Theory of localisable monads

Abstract

Monads are used in programming semantics to govern computational side-effects such as reading and writing to a memory store, non-determinism, exceptions, and interactive inputs and outputs among others. Monads are also useful in mathematics where they provide a way of studying algebras at the levels of theories rather than specific structures. An important question that arises is how to combine monads that, for example, describe several instances of side-effects or graded collections of them. The general approach consists in defining many “small” monads and combining them together using distributive laws.

Here we take a different approach and look for a pre-existing internal structure to a monoidal category that allows us to develop a fine-graining of monads. The internal structure in question is a lattice of central idempotents. Central idempotents are a generalisation of idempotent ideals in modules over rings. They can also be thought of as open sets of a hidden base space over which a monoidal category decomposes as a sheaf of local categories.
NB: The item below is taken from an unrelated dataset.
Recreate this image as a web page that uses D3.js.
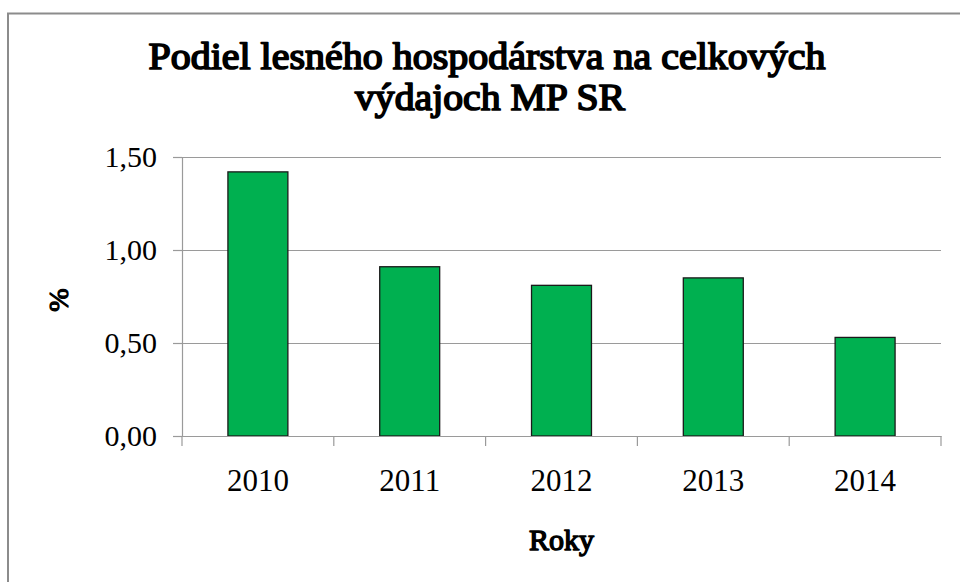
<!DOCTYPE html>
<html>
<head>
<meta charset="utf-8">
<script src="https://cdn.jsdelivr.net/npm/d3@7"></script>
<style>
  html, body { margin: 0; padding: 0; background: #fff; }
  svg { display: block; }
</style>
</head>
<body>
<div id="chart"></div>
<script>
// Data
const years = ["2010", "2011", "2012", "2013", "2014"];
const shares = [1.42, 0.91, 0.81, 0.85, 0.53];
const yTicks = [0, 0.5, 1.0, 1.5];
const titleLines = ["Podiel lesného hospodárstva na celkových", "výdajoch MP SR"];

const width = 960, height = 582;
const margin = { top: 157, right: 19, bottom: 146, left: 182 };
const serif = "Liberation Serif, Times New Roman, Times, serif";

const svg = d3.select("#chart").append("svg")
  .attr("width", width)
  .attr("height", height)
  .attr("font-family", serif);

// Outer chart frame (right and bottom fall outside the picture)
svg.append("rect")
  .attr("x", 8).attr("y", 13.5)
  .attr("width", 1000).attr("height", 1000)
  .attr("fill", "none")
  .attr("stroke", "#8c8c8c")
  .attr("stroke-width", 2);

const x = d3.scaleBand()
  .domain(years)
  .range([margin.left, width - margin.right])
  .paddingInner(0.605)
  .paddingOuter(0.3025);

const y = d3.scaleLinear()
  .domain([0, 1.5])
  .range([height - margin.bottom, margin.top]);

const fmt = v => d3.format(".2f")(v).replace(".", ",");

// Gridlines
svg.append("g")
  .selectAll("line")
  .data(yTicks.filter(d => d > 0))
  .join("line")
  .attr("x1", margin.left)
  .attr("x2", width - margin.right)
  .attr("y1", d => Math.round(y(d)) + 0.5)
  .attr("y2", d => Math.round(y(d)) + 0.5)
  .attr("stroke", "#9a9a9a")
  .attr("stroke-width", 1.2);

// Bars
svg.append("g")
  .selectAll("rect")
  .data(years)
  .join("rect")
  .attr("x", d => x(d))
  .attr("y", (d, i) => y(shares[i]))
  .attr("width", x.bandwidth())
  .attr("height", (d, i) => y(0) - y(shares[i]))
  .attr("fill", "#00b050")
  .attr("stroke", "#1a1a1a")
  .attr("stroke-width", 1.3);

// Y axis
const yAxis = svg.append("g")
  .attr("transform", `translate(${margin.left},0)`)
  .call(d3.axisLeft(y).tickValues(yTicks).tickFormat(fmt).tickSize(9).tickPadding(16));
yAxis.attr("font-family", serif);
yAxis.select(".domain").attr("stroke", "#9a9a9a").attr("stroke-width", 1.2);
yAxis.selectAll(".tick line").attr("stroke", "#9a9a9a").attr("stroke-width", 1.2);
yAxis.selectAll(".tick text")
  .attr("font-size", 30)
  .attr("fill", "#000")
  .attr("dy", "0.3em");

// X axis
const xAxis = svg.append("g")
  .attr("transform", `translate(0,${y(0)})`)
  .call(d3.axisBottom(x).tickSize(0).tickPadding(32));
xAxis.attr("font-family", serif);
xAxis.select(".domain").attr("stroke", "#9a9a9a").attr("stroke-width", 1.2);
xAxis.selectAll(".tick text")
  .attr("font-size", 31)
  .attr("fill", "#000")
  .attr("dy", "0.75em");

// Category separators
const step = x.step();
svg.append("g")
  .selectAll("line")
  .data(d3.range(years.length + 1))
  .join("line")
  .attr("x1", i => margin.left + i * step)
  .attr("x2", i => margin.left + i * step)
  .attr("y1", y(0))
  .attr("y2", y(0) + 10)
  .attr("stroke", "#9a9a9a")
  .attr("stroke-width", 1.2);

// Bold serif faces are not available, so thicken the regular one with a stroke
const fauxBold = (sel, w) => sel
  .attr("font-family", serif)
  .attr("font-weight", "normal")
  .attr("fill", "#000")
  .attr("stroke", "#000")
  .attr("stroke-width", w)
  .attr("stroke-linejoin", "round");

// Title
const title = svg.append("g")
  .attr("font-size", 37)
  .attr("text-anchor", "middle")
  .call(fauxBold, 1.7);
title.append("text")
  .attr("x", 487).attr("y", 69)
  .attr("textLength", 677)
  .attr("lengthAdjust", "spacingAndGlyphs")
  .text(titleLines[0]);
title.append("text")
  .attr("x", 490).attr("y", 110)
  .attr("textLength", 270)
  .attr("lengthAdjust", "spacingAndGlyphs")
  .text(titleLines[1]);

// Axis titles
svg.append("text")
  .attr("x", (margin.left + width - margin.right) / 2)
  .attr("y", 550)
  .attr("text-anchor", "middle")
  .attr("font-size", 30)
  .call(fauxBold, 1.4)
  .text("Roky");

svg.append("text")
  .attr("transform", "translate(68,300) rotate(-90)")
  .attr("text-anchor", "middle")
  .attr("font-size", 28)
  .call(fauxBold, 1.2)
  .text("%");
</script>
</body>
</html>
In this thesis we ask the following question: given a monad on a monoidal category, when does it decompose as a presheaf of monads? We provide an answer in terms of the existence of a strength-like map for each central idempotent. We go on to show that localisable monads are equivalent to a specific type of formal monads in an appropriate presheaf 2-category. We then demonstrate how localisable monads can interpret the base space as locations in a computer memory and as time in stochastic processes.

Next, we study how the structure of localisability can be added to monoid-graded monads. This is inspired by a recent paper by Orchard et al. that showed that graded monads and parameterised monads are unified under a generalisation of 2-category-graded monads. We extend this to localisable 2-category-graded monads and recover equivalence theorems similar to those for localisable monads.

Lastly, we explore how localisable monads can be used to describe the contribution of a given agent in a network of interacting agents acting concurrently. We discuss how central idempotents in a monoidal category are insufficient to capture this scenario and show it is instead described by defining localisable monads on categories with an action by central idempotents.